First off, I'm pretty sure I don't qualify as a cinephile. Hell, if you hadn't written it out for me I probably couldn't have spelled cinephile.
I'm unclear why my lack of response to your David Manning joke indicates that I didn't get it. Does one need to verbally acknowledge every reference that they get? Because if so, watching an episode of family guy would be a very loud experience.
O Doorframe, thou art my knight in shining armor.
oh newyorkerinhollywood, how you make me laugh...
unlike seth mcfarlane...
(oh no i didnt, doorframe!)
Jarhead = Bleh. It's a movie about boredom, and it's really, really boring. Pretty, but boring. As I was sitting in the theater, I realized that this was the first movie I actually regretted seeing in a long while. And I saw XXX two this year. I commented to the people I went with that I liked Three Kings a lot better and their reply was: "Yeah, but this is real!"

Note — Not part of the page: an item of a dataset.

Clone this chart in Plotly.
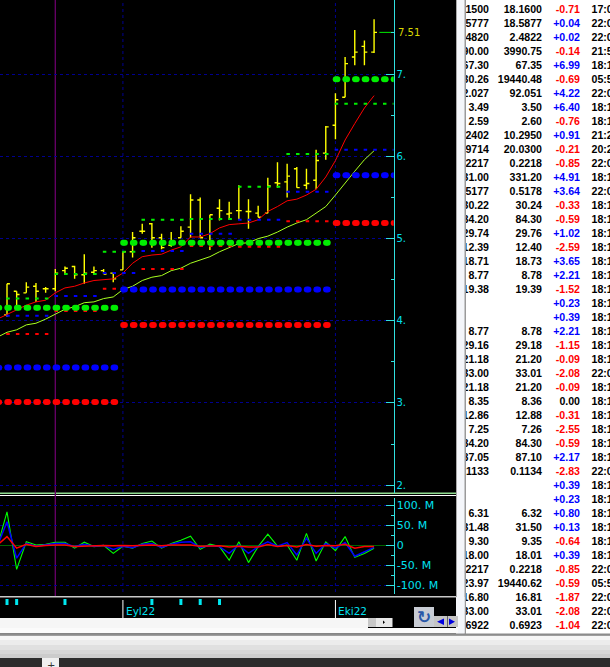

Um, Not really, Still a movie dude.
The thing was, Three Kings, though satirical, actually had something to say about the first Gulf War. Jarhead went about belaboring points that have already been made at great length. It did it prettily, but there was no there there.
It was a boring enough movie to make people think, as you seem to New Yorker, that the 1st Gulf War was no big deal. Sure, it wasn't such a big thing from our perspective, but you'd think the scenes on the highway would have made such statements a little hard to blurt out. Yes New Yorker, you're being lectured on sensitivity by a Republican.
The point of creating a sense of "boredom" is the director's attempt at trying to bring in the audience into what the soldiers themselves felt.
Also, what scenes on the highway. Also, I didn't say it was no big deal ---I said (something which has been said many times before me) that it is like the forgotten little war that no one thinks about.
But I'm tired of defending this movie --maybe I just liked it b/c of the strapping young lads in it.